Karim, who can barely walk, (his right leg was affected by polio as a child while a motorcycle accident seriously damaged his left leg), has been called “the driving force behind disabled cricket in Pakistan.” He, along with Ameerudin Ansari, a former cricketer, and Mohammad Nizam, established the PDCA in 2006 with a vision “to make all physically impaired people realize that they can live a life without any worries.”  Ansari previously noted about the cricketers, “They come on crutches but leave their support to show they can play and give a lesson to all those who believe that life in imparity is useless.” A separate news piece noted, “The determination to overcome their physical impediments is a common theme amongst the teammates and they play an important role in a country where health facilities and opportunities for disabled people are rudimentary at best.”

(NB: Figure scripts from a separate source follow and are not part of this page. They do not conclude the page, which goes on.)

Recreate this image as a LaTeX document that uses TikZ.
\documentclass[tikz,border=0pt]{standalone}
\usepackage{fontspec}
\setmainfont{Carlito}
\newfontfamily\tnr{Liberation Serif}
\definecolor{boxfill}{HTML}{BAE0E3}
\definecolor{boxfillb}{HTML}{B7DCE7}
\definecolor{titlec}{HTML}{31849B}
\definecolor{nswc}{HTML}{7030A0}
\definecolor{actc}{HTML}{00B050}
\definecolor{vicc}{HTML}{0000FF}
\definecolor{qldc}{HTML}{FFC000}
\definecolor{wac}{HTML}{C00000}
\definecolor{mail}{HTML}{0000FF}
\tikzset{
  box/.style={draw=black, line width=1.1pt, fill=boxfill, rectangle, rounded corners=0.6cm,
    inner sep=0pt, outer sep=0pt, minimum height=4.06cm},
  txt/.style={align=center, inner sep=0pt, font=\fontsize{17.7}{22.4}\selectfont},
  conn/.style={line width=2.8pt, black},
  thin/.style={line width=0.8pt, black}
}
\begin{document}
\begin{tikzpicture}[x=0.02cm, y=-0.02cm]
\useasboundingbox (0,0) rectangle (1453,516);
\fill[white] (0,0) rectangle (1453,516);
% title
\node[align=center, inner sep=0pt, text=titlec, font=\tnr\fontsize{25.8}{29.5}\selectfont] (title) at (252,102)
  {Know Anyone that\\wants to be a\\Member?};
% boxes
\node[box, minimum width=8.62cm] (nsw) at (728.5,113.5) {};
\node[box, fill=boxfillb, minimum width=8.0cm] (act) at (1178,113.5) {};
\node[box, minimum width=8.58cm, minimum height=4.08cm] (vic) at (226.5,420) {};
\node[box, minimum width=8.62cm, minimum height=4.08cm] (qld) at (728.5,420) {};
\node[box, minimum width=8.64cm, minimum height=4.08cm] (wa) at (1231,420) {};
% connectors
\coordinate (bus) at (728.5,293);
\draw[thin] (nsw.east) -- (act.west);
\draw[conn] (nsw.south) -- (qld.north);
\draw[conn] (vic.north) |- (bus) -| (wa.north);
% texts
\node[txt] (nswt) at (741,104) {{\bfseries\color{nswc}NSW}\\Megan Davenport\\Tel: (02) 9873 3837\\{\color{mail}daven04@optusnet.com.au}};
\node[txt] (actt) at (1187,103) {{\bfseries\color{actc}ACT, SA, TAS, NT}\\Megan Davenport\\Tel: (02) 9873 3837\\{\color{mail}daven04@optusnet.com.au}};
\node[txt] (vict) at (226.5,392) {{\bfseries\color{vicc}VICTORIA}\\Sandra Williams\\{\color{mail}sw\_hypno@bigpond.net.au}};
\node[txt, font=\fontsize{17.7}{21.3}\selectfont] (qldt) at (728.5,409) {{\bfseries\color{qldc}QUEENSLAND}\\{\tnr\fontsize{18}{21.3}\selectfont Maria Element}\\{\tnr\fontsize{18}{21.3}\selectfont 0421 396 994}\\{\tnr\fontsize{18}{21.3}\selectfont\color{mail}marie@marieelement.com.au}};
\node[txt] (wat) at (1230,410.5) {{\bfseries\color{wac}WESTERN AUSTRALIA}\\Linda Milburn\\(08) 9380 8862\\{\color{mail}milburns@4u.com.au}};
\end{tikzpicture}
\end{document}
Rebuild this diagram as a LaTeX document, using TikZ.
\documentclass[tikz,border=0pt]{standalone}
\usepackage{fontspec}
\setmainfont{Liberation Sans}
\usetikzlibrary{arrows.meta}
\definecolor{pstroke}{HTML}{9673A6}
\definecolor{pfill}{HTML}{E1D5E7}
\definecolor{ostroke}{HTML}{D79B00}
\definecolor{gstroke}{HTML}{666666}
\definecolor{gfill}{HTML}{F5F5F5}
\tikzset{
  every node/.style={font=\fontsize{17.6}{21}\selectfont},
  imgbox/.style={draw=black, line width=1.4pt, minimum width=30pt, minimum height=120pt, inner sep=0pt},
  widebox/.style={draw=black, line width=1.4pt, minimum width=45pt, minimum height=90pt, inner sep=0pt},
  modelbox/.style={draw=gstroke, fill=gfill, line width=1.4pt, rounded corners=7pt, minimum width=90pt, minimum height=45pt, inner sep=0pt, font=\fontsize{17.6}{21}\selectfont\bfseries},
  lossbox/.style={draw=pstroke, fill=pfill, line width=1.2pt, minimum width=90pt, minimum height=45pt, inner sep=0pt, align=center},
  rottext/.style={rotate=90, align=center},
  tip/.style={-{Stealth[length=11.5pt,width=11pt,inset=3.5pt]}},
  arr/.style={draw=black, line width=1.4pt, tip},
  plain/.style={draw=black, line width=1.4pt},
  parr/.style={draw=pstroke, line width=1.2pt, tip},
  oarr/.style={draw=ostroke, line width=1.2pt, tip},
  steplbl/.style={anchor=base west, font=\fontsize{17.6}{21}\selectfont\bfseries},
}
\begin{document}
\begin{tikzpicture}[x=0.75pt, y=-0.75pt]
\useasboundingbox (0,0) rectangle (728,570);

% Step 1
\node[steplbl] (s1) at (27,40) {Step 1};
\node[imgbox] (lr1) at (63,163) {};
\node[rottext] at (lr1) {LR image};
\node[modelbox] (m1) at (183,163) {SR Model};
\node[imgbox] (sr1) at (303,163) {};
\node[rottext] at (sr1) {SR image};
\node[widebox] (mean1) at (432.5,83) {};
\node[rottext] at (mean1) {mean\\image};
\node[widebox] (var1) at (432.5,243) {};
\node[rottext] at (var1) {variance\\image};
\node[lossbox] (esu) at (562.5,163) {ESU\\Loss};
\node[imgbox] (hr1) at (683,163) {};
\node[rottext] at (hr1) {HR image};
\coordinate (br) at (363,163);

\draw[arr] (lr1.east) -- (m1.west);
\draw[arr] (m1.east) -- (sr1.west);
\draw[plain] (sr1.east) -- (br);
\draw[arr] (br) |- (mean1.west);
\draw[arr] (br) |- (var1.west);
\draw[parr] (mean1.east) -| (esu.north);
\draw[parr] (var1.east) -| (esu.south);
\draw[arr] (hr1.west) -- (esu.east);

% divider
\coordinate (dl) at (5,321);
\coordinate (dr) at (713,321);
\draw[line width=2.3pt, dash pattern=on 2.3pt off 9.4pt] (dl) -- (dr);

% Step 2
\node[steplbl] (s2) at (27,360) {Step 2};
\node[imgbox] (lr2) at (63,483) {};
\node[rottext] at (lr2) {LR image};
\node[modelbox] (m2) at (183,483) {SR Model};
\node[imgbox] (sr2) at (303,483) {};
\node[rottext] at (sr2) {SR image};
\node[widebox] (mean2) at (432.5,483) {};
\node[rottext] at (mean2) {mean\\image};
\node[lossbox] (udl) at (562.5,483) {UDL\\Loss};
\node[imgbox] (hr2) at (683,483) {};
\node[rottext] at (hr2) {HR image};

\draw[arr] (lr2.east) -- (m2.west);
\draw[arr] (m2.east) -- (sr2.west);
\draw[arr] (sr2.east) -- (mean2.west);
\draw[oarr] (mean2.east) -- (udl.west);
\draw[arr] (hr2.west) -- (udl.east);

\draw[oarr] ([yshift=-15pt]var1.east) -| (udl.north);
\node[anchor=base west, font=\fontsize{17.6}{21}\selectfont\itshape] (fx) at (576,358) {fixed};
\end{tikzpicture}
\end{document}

PDCA’s achievements have caught the eye of Pakistani cricket stars, including Younus Khan, who said he was amazed at the enthusiasm of the disabled cricketers. He told the AFP, “I am amazed at their courage and passion…I was behind forming the Peshawar team, and when we announced trials we thought some 10 to 20 players would come, but there were over 100 players in the trials.” Khan has urged both the International Cricket Council (ICC) as well as the media to take time out for the cause and contribute to its development. He emphasized, “It is eye-catching to see a player with just one hand hitting sixes, and that was on display during the league…I think ICC must support this type of cricket and give encouragement by arranging series for them.” Last month, Shoaib Malik, captain of the Pakistani national cricket team, also voiced his support for this cause, and called the formation of the PDCA, “a great achievement.”

The mission and work of the PDCA is significant because it allows us to look beyond these people’s handicaps and focus instead on their achievements. Howzzat for inspirational?